Wherever human beings live–whether in an Eskimo village, a jungle clearing, or a crowded city–dogs live, too. In the United States alone, about 34 million dogs are kept as pets. Some are mongrels. Others are pedigreed–for through selective breeding people have created many distinct kinds of dogs. In North America alone, more than 120 standard breeds are recognized.
People admire domestic dogs. But they usually fear the dog’s untamed relatives–the wolves, coyotes, jackals, foxes, and other species that make up the family Canidae, or doglike mammals. There has always been open warfare between wild dogs and people. As carnivores (meat eaters), wild dogs often compete with people for prey. Sometimes they attack domestic stock as well. People may be forced to kill wild dogs in order to protect themselves and their livestock.
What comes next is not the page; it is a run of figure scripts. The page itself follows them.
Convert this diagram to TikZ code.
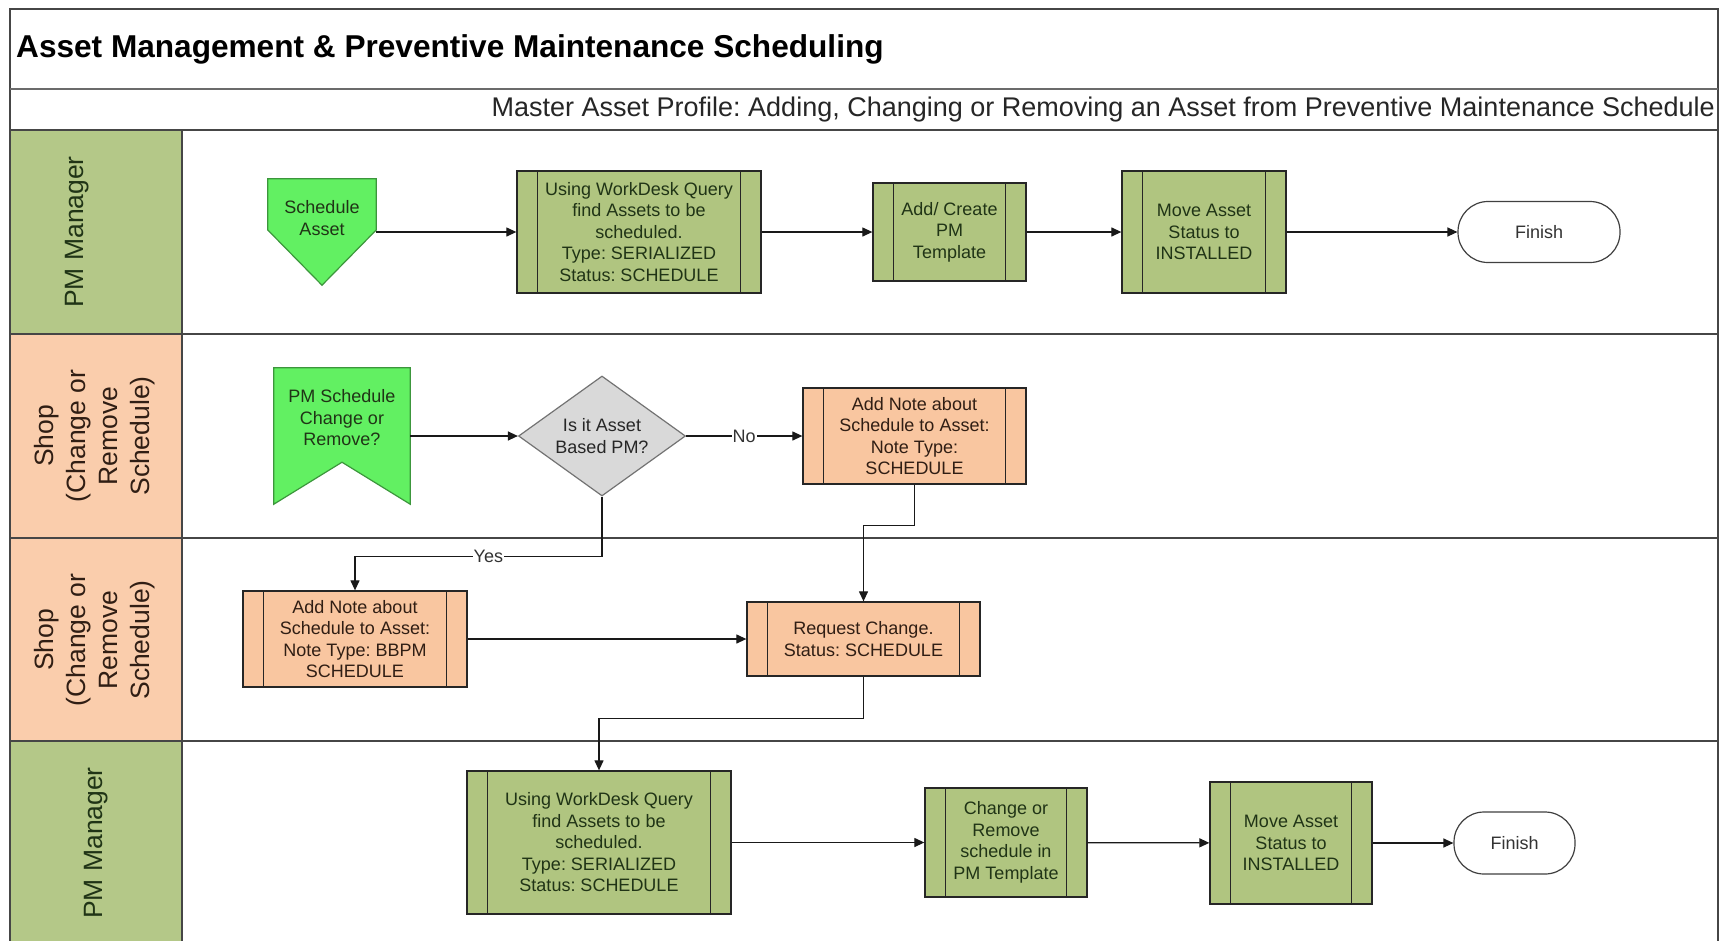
\documentclass[tikz,border=0pt]{standalone}
\usepackage{fontspec}
\setmainfont{Liberation Sans}
\usetikzlibrary{arrows.meta,calc,shapes.geometric}
\frenchspacing

\definecolor{laneGreen}{RGB}{180,200,136}
\definecolor{lanePeach}{RGB}{250,205,172}
\definecolor{boxGreen}{RGB}{176,197,128}
\definecolor{boxPeach}{RGB}{249,198,160}
\definecolor{brightGreen}{RGB}{98,240,98}
\definecolor{brightEdge}{RGB}{60,150,60}
\definecolor{decGray}{RGB}{217,217,217}
\definecolor{frameGray}{RGB}{70,70,70}
\definecolor{greenInk}{RGB}{32,52,22}
\definecolor{peachInk}{RGB}{48,30,20}

\tikzset{
  nodefont/.style={font=\fontsize{18}{21.5}\selectfont},
  lanefont/.style={font=\fontsize{26.5}{32}\selectfont},
  procbox/.style={draw=black!85, line width=1.3pt, inner sep=0pt, align=center, nodefont,
    path picture={
      \draw[line width=1.3pt, black!85]
        ([xshift=20.5pt]path picture bounding box.north west) -- ([xshift=20.5pt]path picture bounding box.south west)
        ([xshift=-20.5pt]path picture bounding box.north east) -- ([xshift=-20.5pt]path picture bounding box.south east);
    }},
  greenproc/.style={procbox, fill=boxGreen, text=greenInk},
  peachproc/.style={procbox, fill=boxPeach, text=peachInk},
  terminal/.style={draw=black!75, line width=1.2pt, fill=white, rounded corners=30pt,
    inner sep=0pt, nodefont, text=black!80},
  decision/.style={draw=black!55, line width=1.2pt, fill=decGray, shape=diamond, aspect=1.39,
    inner sep=0pt, align=center, nodefont, text=black!85},
  ghost/.style={inner sep=0pt, draw=none},
  startshape/.style={draw=brightEdge, line width=1.2pt, fill=brightGreen},
  flow/.style={line width=1.25pt, black!90, -{Triangle[length=10pt,width=9pt]}},
  lanehead/.style={draw=frameGray, line width=1.3pt},
  lanetext/.style={rotate=90, align=center, lanefont},
  edgelabel/.style={fill=white, inner sep=1pt, nodefont, text=black!80}
}

\begin{document}
\begin{tikzpicture}[x=1pt,y=-1pt]
\useasboundingbox (0,0) rectangle (1732,940);
\fill[white] (0,0) rectangle (1732,940);

% lane headers
\filldraw[lanehead, fill=laneGreen] (10,130) rectangle (182,334);
\filldraw[lanehead, fill=lanePeach] (10,334) rectangle (182,538);
\filldraw[lanehead, fill=lanePeach] (10,538) rectangle (182,741);
\filldraw[lanehead, fill=laneGreen] (10,741) rectangle (182,946);

% frame, title band and lane separators
\draw[frameGray, line width=1.3pt] (10,9) rectangle (1718,946);
\draw[frameGray!80, line width=2.4pt] (10,89) -- (1718,89);
\draw[frameGray, line width=1.3pt] (10,130) -- (1718,130);
\draw[frameGray, line width=1.3pt] (10,334) -- (1718,334);
\draw[frameGray, line width=1.3pt] (10,538) -- (1718,538);
\draw[frameGray, line width=1.3pt] (10,741) -- (1718,741);

% titles
\node[anchor=west, inner sep=0pt, font=\fontsize{31.6}{36}\selectfont\bfseries] (title) at (16,49)
  {Asset Management \& Preventive Maintenance Scheduling};
\node[anchor=east, inner sep=0pt, font=\fontsize{27}{32}\selectfont, text=black!85] (subtitle) at (1715,110)
  {Master Asset Profile: Adding, Changing or Removing an Asset from Preventive Maintenance Schedule};

% lane names
\node[lanetext, text=greenInk] (lane1) at (77,232) {PM Manager};
\node[lanetext, text=peachInk] (lane2) at (95,436) {Shop\\(Change or\\Remove\\Schedule)};
\node[lanetext, text=peachInk] (lane3) at (95,640) {Shop\\(Change or\\Remove\\Schedule)};
\node[lanetext, text=greenInk] (lane4) at (96,843) {PM Manager};

% ---- lane 1: scheduling an asset
\node[ghost, minimum width=108pt, minimum height=106pt] (sa) at (322,232) {};
\filldraw[startshape] (sa.north west) -- (sa.north east) -- ($(sa.east)+(0,-2)$)
  -- (sa.south) -- ($(sa.west)+(0,-2)$) -- cycle;
\node[align=center, nodefont, text=greenInk] (satext) at (322,218) {Schedule\\Asset};

\node[greenproc, minimum width=244pt, minimum height=122pt] (q1) at (639,232)
  {Using WorkDesk Query\\find Assets to be\\scheduled.\\Type: SERIALIZED\\Status: SCHEDULE};
\node[greenproc, minimum width=153pt, minimum height=98pt] (tpl) at (949.5,232)
  {Add/ Create\\PM\\Template};
\node[greenproc, minimum width=164pt, minimum height=122pt] (mv1) at (1204,232)
  {Move Asset\\Status to\\INSTALLED};
\node[terminal, minimum width=162pt, minimum height=61pt] (fin1) at (1539,232) {Finish};

\draw[flow] (sa.east) -- (q1.west);
\draw[flow] (q1) -- (tpl);
\draw[flow] (tpl) -- (mv1);
\draw[flow] (mv1) -- (fin1);

% ---- lane 2: change or removal request
\node[ghost, minimum width=136pt, minimum height=136pt] (pmc) at (342,436) {};
\filldraw[startshape] (pmc.north west) -- (pmc.north east) -- (pmc.south east)
  -- ($(pmc.south)+(0,-42)$) -- (pmc.south west) -- cycle;
\node[align=center, nodefont, text=greenInk] (pmctext) at (342,418) {PM Schedule\\Change or\\Remove?};

\node[decision, minimum width=167pt, minimum height=120pt] (dec) at (602,436) {Is it Asset\\Based PM?};
\node[peachproc, minimum width=223pt, minimum height=96pt] (ns) at (914.5,436)
  {Add Note about\\Schedule to Asset:\\Note Type:\\SCHEDULE};

\draw[flow] (pmc.east) -- (dec.west);
\draw[flow] (dec.east) -- node[edgelabel] {No} (ns.west);

% ---- lane 3: notes and change request
\node[peachproc, minimum width=224pt, minimum height=96pt] (bb) at (355,639)
  {Add Note about\\Schedule to Asset:\\Note Type: BBPM\\SCHEDULE};
\node[peachproc, minimum width=233pt, minimum height=74pt] (rq) at (863.5,639)
  {Request Change.\\Status: SCHEDULE};

\draw[flow] (dec.south) -- ++(0,60) -| node[edgelabel, pos=0.23] {Yes} (bb.north);
\draw[flow] (ns.south) -- ++(0,41) -| (rq.north);
\draw[flow] (bb.east) -- (rq.west);

% ---- lane 4: updating the template
\node[greenproc, minimum width=264pt, minimum height=143pt] (q2) at (599,842.5)
  {Using WorkDesk Query\\find Assets to be\\scheduled.\\Type: SERIALIZED\\Status: SCHEDULE};
\node[greenproc, minimum width=162pt, minimum height=109pt] (cr) at (1006,842.5)
  {Change or\\Remove\\schedule in\\PM Template};
\node[greenproc, minimum width=162pt, minimum height=122pt] (mv2) at (1291,843)
  {Move Asset\\Status to\\INSTALLED};
\node[terminal, minimum width=121pt, minimum height=62pt] (fin2) at (1514.5,843) {Finish};

\draw[flow] (rq.south) -- ++(0,42) -| (q2.north);
\draw[flow] (q2) -- (cr);
\draw[flow] (cr) -- (mv2);
\draw[flow] (mv2) -- (fin2);
\end{tikzpicture}
\end{document}
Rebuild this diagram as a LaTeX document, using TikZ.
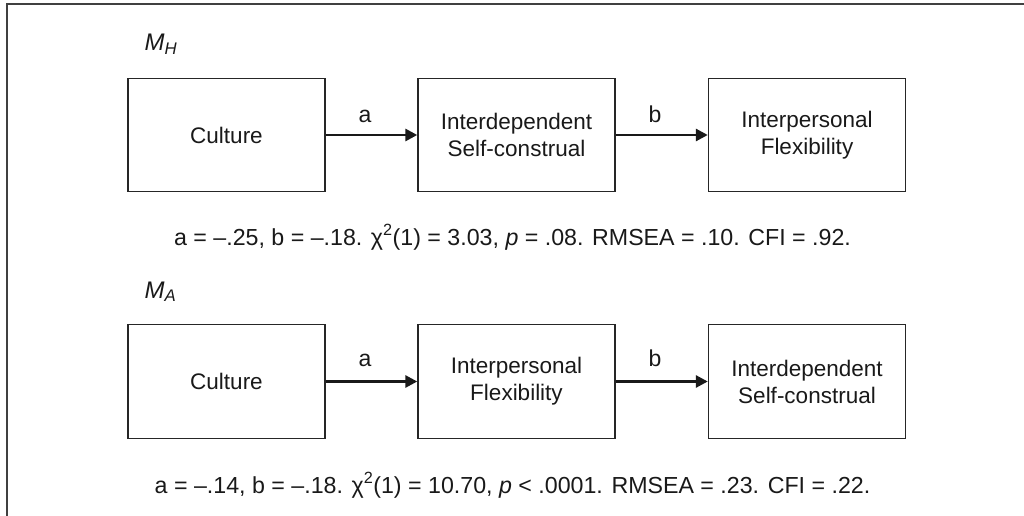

It has been only recently that people started to realize that dogs in the wild if kept in confined spaces contribute more good than inflict harm. They help to control destructive rodents. And where game animals threaten to become too plentiful, wild dogs remove many that might otherwise starve to death. In short, they play a part in nature’s checks and balances.
Most scientists think that the wolf is the principal ancestor of our domestic dog. But jackals, coyotes, and dingoes undoubtedly also contributed their blood to the domestic dog. For example, many dogs of India are almost identical with jackals in appearance. And the American Indians had dogs that looked like coyotes.
How did people first tame these wild dogs? Thousands of years ago, primitive people lived in caves and hunted with clubs, spears, and other crude weapons. Wolves or other wild dogs often lived near them. Skulking about their campfires, these animals cleaned up the bones and scraps of meat people threw away. Sometimes primitive people killed the wild dogs when they tried to steal their meat. At other times they probably picked up roly-poly wolf or jackal puppies as playmates for their children.
These puppies grew up tame and affectionate. People gradually learned that they made good hunting companions as well as pets. Then, much later, people found that that they could breed their best hunting dogs with their speediest dogs and get offspring with the best qualities of both parents. Through crossbreeding, different kinds of dogs began to develop. Ancient sculptures show us that the Assyrians had huge mastiff-like dogs that they used for lion-hunting in 600 BC. And long before then the Egyptians had dogs that looked like greyhounds.